Lobbyist: Obama a potential boon for wireless

By Greg Meckbach, Network World Canada |  Mobile & Wireless, obama Add a new comment

As Barack Obama prepares to take the reins of the Executive Branch of the U.S. government from President George W. Bush, a lobbyist suggests the economic crisis may make it difficult for Obama to fulfill a key campaign pledge.

In order to bring broadband service to every American community, the government will need to fund wireless buildup, said Pete Leon, vice-president of Dow Lohnes Government Strategies LLC, a Washington, D.C.-based lobby firm.

"I think it's possible," Leon said. "It's more a question of how the administration is going to prioritize it in the fiscal crisis the U.S. government faces."

Obama and Vice President Elect Joe Biden said during the campaign they "believe" they can get "true broadband to every community in America."

Obama's staff did not immediately respond to a request for comment from Network World Canada, though his campaign manager, David Plouffe, asked a reporter to buy a T-Shirt for US$30 to help pay off campaign debt.

In a policy paper, Obama said he would change the Universal Service Fund, which is currently overseen by the Federal Communications Commission and requires long-distance carriers to subsidize telecom services for high-cost areas, low-income customers, schools and libraries.

In the paper, dubbed Connecting and Empowering All Americans Through Technology and Innovation, Obama said he will change the Universal Service Fund from "from one that supports voice communications to one that supports affordable broadband, with a specific focus on reaching previously un-served communities."

Leon noted there have been "significant changes to the Rural Utility Service Program," which includes the Broadband Access Loan Program and is run by the US Department of Agriculture.

In the past, Leon noted, they could only subsidize companies to build broadband where there was demand

"That's not what Congress wanted," he said. "Congress wanted (broadband) where it wasn't."

He added despite the joint venture between Sprint-Nextel and Clearwire Corp., "Nobody seems to be making a massive effort" to deploy WiMAX.

"You are going to have to go wireless for a large portion of the physical land mass of the United States," he said, adding some wireline technologies are quite new.

"Some of the technology has only been on the market three or four years," he said. "The technology for rural on the wireline side has yet to catch up."

In Canada, several broadband Internet projects have received funding from various levels of government.

For example, the Ontario government's Rural Connections Broadband program provided $480,000 to a project using pre-WiMAX fixed wireless technology.

And last month, the Kativik Regional Government (KRG) in northern Quebec announced it signed up for satellite service with Telesat in a project funded by the National Satellite Initiative, Villages branchés du Québec and the Northern Ontario Heritage Fund.

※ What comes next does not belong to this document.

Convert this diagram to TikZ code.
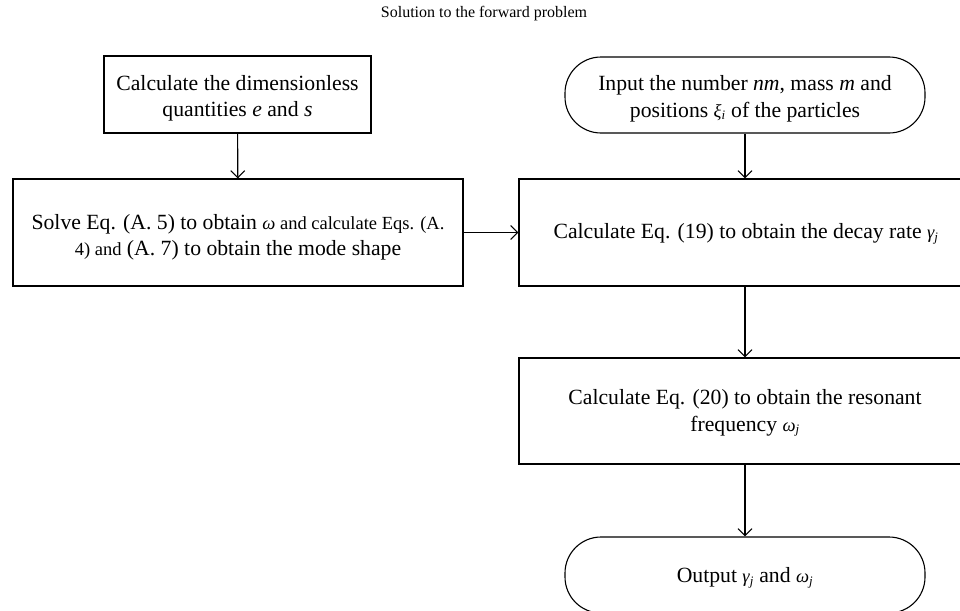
\documentclass[tikz,border=0pt]{standalone}
\usepackage{fontspec}
\setmainfont{Liberation Serif}
\usetikzlibrary{arrows.meta}
\newcommand{\gr}[1]{{\itshape #1}}
\newcommand{\sbi}[2]{{\itshape #1}\textsubscript{\itshape #2}}
\newcommand{\sm}{\fontsize{18.5}{25}\selectfont}
\begin{document}
\begin{tikzpicture}[x=1pt,y=-1pt,
  every node/.style={font=\fontsize{21.7}{25}\selectfont, inner sep=0pt, align=center},
  box/.style={draw, line width=1.1pt},
  term/.style={draw, line width=1.1pt, rounded corners=36pt},
  arr/.style={line width=1.1pt, -{Straight Barb[length=7pt,width=14pt,line width=1.1pt]}}]
\useasboundingbox (0,0) rectangle (960,610);
\clip (0,0) rectangle (960,610);
\node (title) at (484,14) {\fontsize{16}{20}\selectfont Solution to the forward problem};
\node[box, minimum width=267pt, minimum height=77pt] (calc) at (237.5,94.5) {};
\node[font=\fontsize{21.7}{26}\selectfont] (calct) at (237.5,98)
  {Calculate the dimensionless\\quantities \textit{e} and \textit{s}};
\node[box, minimum width=450pt, minimum height=107pt] (solve) at (238,232.5) {};
\node[font=\fontsize{21.7}{26}\selectfont] (solvet) at (238,237)
  {Solve Eq. (A. 5) to obtain {\sm \gr{ω} and calculate Eqs. (A.}\\
   {\sm 4) and} (A. 7) to obtain the mode shape};
\node[term, minimum width=360pt, minimum height=76pt] (input) at (745,95) {};
\node[font=\fontsize{21.7}{27}\selectfont] (inputt) at (745,98.5)
  {Input the number \textit{nm}, mass \textit{m} and\\positions {\sm\sbi{ξ}{i}} of the particles};
\node[box, minimum width=452pt, minimum height=107pt] (decay) at (745,232.5) {};
\node (decayt) at (746,234)
  {Calculate Eq. (19) to obtain the decay rate {\sm\sbi{γ}{j}}};
\node[box, minimum width=452pt, minimum height=106pt] (freq) at (745,411) {};
\node[font=\fontsize{21.7}{27}\selectfont] (freqt) at (745,413)
  {Calculate Eq. (20) to obtain the resonant\\frequency {\sm\sbi{ω}{j}}};
\node[term, minimum width=360pt, minimum height=76pt] (out) at (745,575) {};
\node (outt) at (745,578)
  {Output {\sm\sbi{γ}{j}} and {\sm\sbi{ω}{j}}};
\draw[arr] (calc) -- (solve);
\draw[arr] (input) -- (decay);
\draw[arr] (solve) -- (decay);
\draw[arr] (decay) -- (freq);
\draw[arr] (freq) -- (out);
\end{tikzpicture}
\end{document}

http://www.itworldcanada.com/a/search/91ae60f7-02f3-49c1-a8b2-767506f4028f.html

Down south, Obama plans to "demand a review" of wireless spectrum, reserve spectrum for police, fire and ambulance agencies and encourage public-private partnerships to deliver broadband.

He has also promised to re-define broadband, which is now defined as 200 Kilobits per second.

Leon said Obama would need to use both direct subsidies and low-interest loans to make good on his campaign promises. He added one challenge will be figuring out exactly who does and does not have broadband access.

"We don't have very good data," he said. "We know the island of Manhattan has an enormous amount of fibre. But what about (California's) Orange County and Upstate New York?"